The people who blend pumpkins smooth have obviously never looked closely at a pumpkin.
Pumpkins are covered with small little random divots and bumps. As you run your fingernail over the surface, your finger rises and falls over a tiny landscape. And not all pumpkins have deep valleys or actual creases, some varieties are barely lobed. Most pumpkins have wonderful warts on them; often up by the stem. And they’re never a solid orange, most have freckles or veins of pigment.
There’s so much detail to a pumpkin that you’ve been missing!
If you pay attention, you’ll never blend them smooth again!
I treat every object in the stamp with the same kind of attention. Look at the the vanilla bean illustration below. Nothing is smooth. I’ve given everything a textural note.
I’m always trying to get my markers and pencils to mimic the texture of the objects I color.
I’m always striving to invent more realistic strokes and find more artistic patterns.

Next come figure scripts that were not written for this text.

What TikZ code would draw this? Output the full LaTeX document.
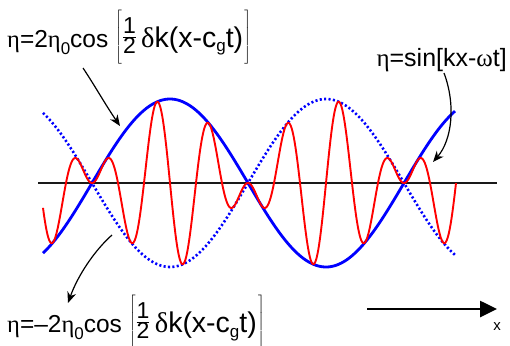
\documentclass[tikz,border=0pt]{standalone}
\usepackage{fontspec}
\setmainfont{Liberation Sans}
\newfontfamily\grk{Liberation Serif}
\usetikzlibrary{arrows.meta}
\newcommand{\gk}[1]{{\grk #1}}
\newcommand{\subz}{\raisebox{-7pt}{\fontsize{17}{17}\selectfont 0}}
\newcommand{\subg}{\raisebox{-5pt}{\fontsize{17}{17}\selectfont g}}
\newcommand{\brstrut}{\vrule height 33pt depth 21pt width 0pt}
\newcommand{\halffrac}{\frac{\hbox{\fontsize{23}{23}\selectfont 1}}{\hbox{\fontsize{23}{23}\selectfont 2}}}
\newcommand{\phasebr}{{\fontsize{28.5}{32}\selectfont\raisebox{4pt}{$\left[\brstrut\halffrac\right.$}\hspace{3pt}\gk{δ}k(x-c\subg t)\raisebox{4pt}{$\left.\brstrut\right]$}}}
\begin{document}
\begin{tikzpicture}[x=1pt,y=-1pt,
  lbl/.style={inner sep=0pt, font=\fontsize{24.5}{28}\selectfont},
  envsolid/.style={blue, line width=2.8pt},
  envdot/.style={blue, line width=2.6pt, dash pattern=on 2.1pt off 2.3pt},
  carrier/.style={red, line width=1.9pt},
  axisline/.style={black!90, line width=2.8pt},
  arr/.style={-{Stealth[length=11pt,width=9pt]}, line width=1.2pt}]
\useasboundingbox (0,0) rectangle (510,345);
% axis
\coordinate (axL) at (38,183);
\coordinate (axR) at (497,183);
\draw[axisline] (axL) -- (axR);
% envelopes
\draw[envdot] plot[domain=43:455, samples=200] (\x, {183+84*sin((\x-92)/156*180)});
\draw[envsolid] plot[domain=43:455, samples=200] (\x, {183-84*sin((\x-92)/156*180)});
% carrier
\draw[carrier] plot[domain=43:456, samples=700] (\x, {183-84*sin((\x-92)/156*180)*cos((\x-157)/52*360)});
% labels
\node[lbl, anchor=base west] (top) at (7,47) {\gk{η}=2\gk{η}\subz cos \phasebr};
\node[lbl, anchor=base west] (bot) at (7,332) {\gk{η}=–2\gk{η}\subz cos \phasebr};
\node[lbl, font=\fontsize{25}{30}\selectfont, anchor=base east] (sinl) at (507,66) {\gk{η}=sin[kx-\gk{ω}t]};
% curved arrows
\coordinate (a1s) at (83,68);
\coordinate (a1e) at (120,126);
\draw[arr] (a1s) .. controls (95,86) and (105,104) .. (a1e);
\coordinate (a2s) at (444,73);
\coordinate (a2e) at (433,162);
\draw[arr] (a2s) .. controls (456,105) and (452,140) .. (a2e);
\coordinate (a3s) at (112,235);
\coordinate (a3e) at (68,303);
\draw[arr] (a3s) .. controls (95,250) and (78,275) .. (a3e);
% x arrow
\coordinate (xs) at (367,309);
\coordinate (xe) at (497,309);
\draw[line width=2.6pt, -{Triangle[length=17pt,width=16pt]}] (xs) -- (xe);
\node[font=\fontsize{15}{17}\selectfont, inner sep=0pt] (xl) at (497,327) {x};
\end{tikzpicture}
\end{document}
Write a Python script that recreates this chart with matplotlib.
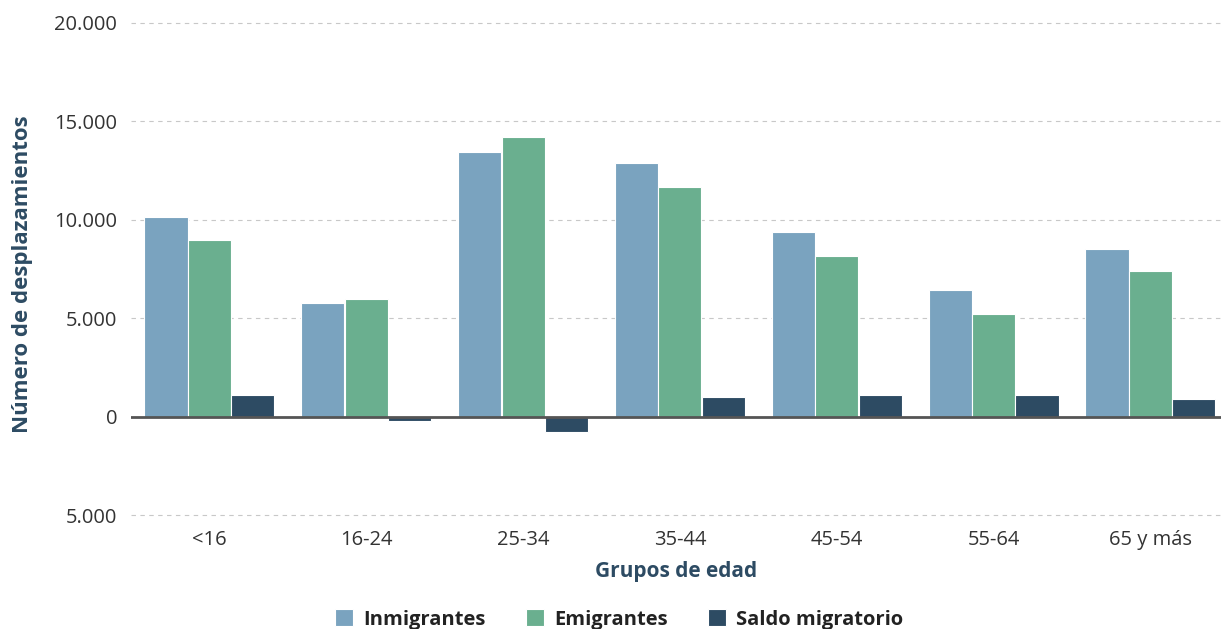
import numpy as np
import matplotlib
matplotlib.use('agg')
import matplotlib.pyplot as plt
from matplotlib.ticker import FuncFormatter

plt.rcParams['font.family'] = ['Open Sans', 'DejaVu Sans']

grupos = ['<16', '16-24', '25-34', '35-44', '45-54', '55-64', '65 y más']
inmigrantes = [10150, 5750, 13450, 12900, 9380, 6420, 8500]
emigrantes = [8950, 5970, 14220, 11680, 8160, 5220, 7400]
saldo = [1100, -200, -800, 1000, 1100, 1100, 900]

series = [('Inmigrantes', inmigrantes, '#7aa3bf'),
          ('Emigrantes', emigrantes, '#6aaf8f'),
          ('Saldo migratorio', saldo, '#2d4b63')]

fig = plt.figure(figsize=(12.21, 6.29), dpi=100)
ax = fig.add_axes([131 / 1221, 1 - 525 / 629, 1090 / 1221, (525 - 13) / 629])

x = np.arange(len(grupos))
width = 0.275
for i, (name, vals, color) in enumerate(series):
    ax.bar(x + (i - 1) * 0.277, vals, width, color=color, label=name,
           edgecolor='white', linewidth=0.8, zorder=3)

ax.set_ylim(-5500, 20500)
ax.set_xlim(-0.5, 6.45)
ax.set_yticks([-5000, 0, 5000, 10000, 15000, 20000])
ax.yaxis.set_major_formatter(FuncFormatter(lambda v, p: f'{abs(int(v)):,}'.replace(',', '.')))
ax.grid(axis='y', color='#c8c8c8', linestyle=(0, (4, 4)), linewidth=0.8, zorder=0)
ax.axhline(0, color='#555555', linewidth=2, zorder=4)
for s in ax.spines.values():
    s.set_visible(False)
ax.tick_params(axis='both', length=0, labelsize=14.5, colors='#333333')
ax.tick_params(axis='y', pad=10)
ax.set_xticks(x)
ax.set_xticklabels(grupos)

ax.set_xlabel('Grupos de edad', fontsize=15, fontweight='bold', color='#2d4b63', labelpad=8)
ax.set_ylabel('Número de desplazamientos', fontsize=16, fontweight='bold', color='#2d4b63')
ax.yaxis.set_label_coords(-98 / 1090, 0.49)

fig.legend(loc='lower center', bbox_to_anchor=(0.507, -0.03), ncol=3, frameon=False,
           prop={'size': 14.5, 'weight': 'bold'}, handlelength=0.9, handleheight=0.9,
           columnspacing=2.0, handletextpad=0.5, labelcolor='#222222')

fig.savefig('out.png', dpi=100)
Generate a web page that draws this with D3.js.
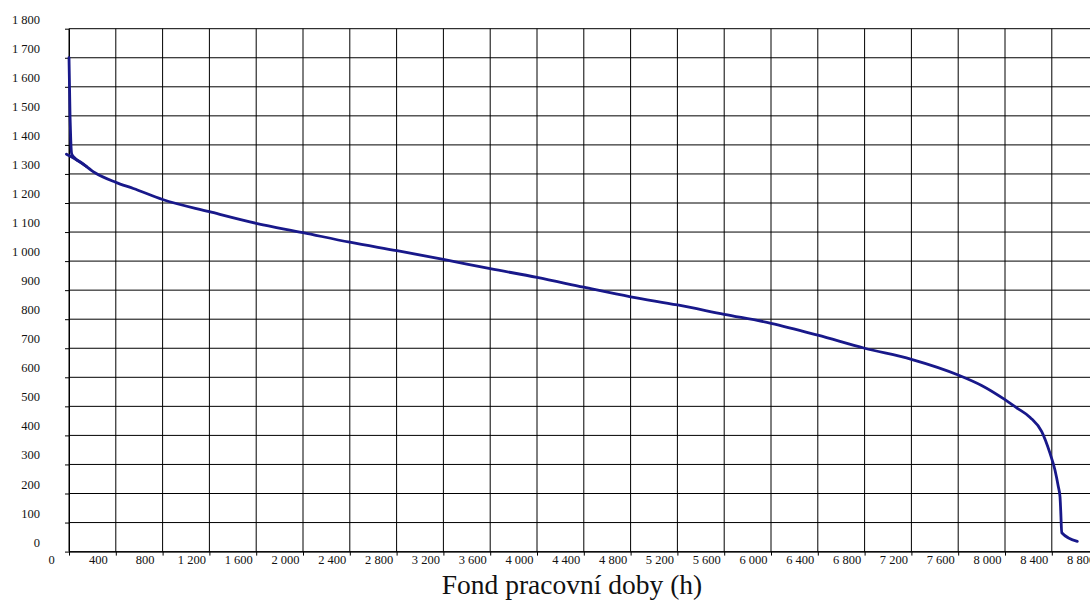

I love texture and I think about it constantly as I color.
#3: Pushing & Pulling the Form
Pushing is the way I teach shading. We push surfaces deeper or distant with desaturated and neutralized colors.
Pulling is the opposite and most people wrongly think of it as highlighting. We pull surfaces closer with warmer colors or cleaner colors.
Then we use tints for highlights, but only when the object is actually receiving a blast of direct light.
To do all of this accurately, you have to understand the form of every object in your coloring image.
Let me put it simply: If you’re not thinking about the form, you can not color realistically.
Remember above when I said I investigated photo references to understand texture.
I also do it to understand the shape of every object I color. “Form” is the official artist’s word for the surface shape of an object.
Form is everything.
People in the marker world love two buzzwords - depth and dimension. But Sweet Baby Jehoshaphat, I’ve never met two more poorly defined terms. Y’all want depth and dimension but how many of you could actually tell me what each means and how they’re different?
Let me help. Dimension is the kiddie version of form. It’s got nothing to do with pop-dots.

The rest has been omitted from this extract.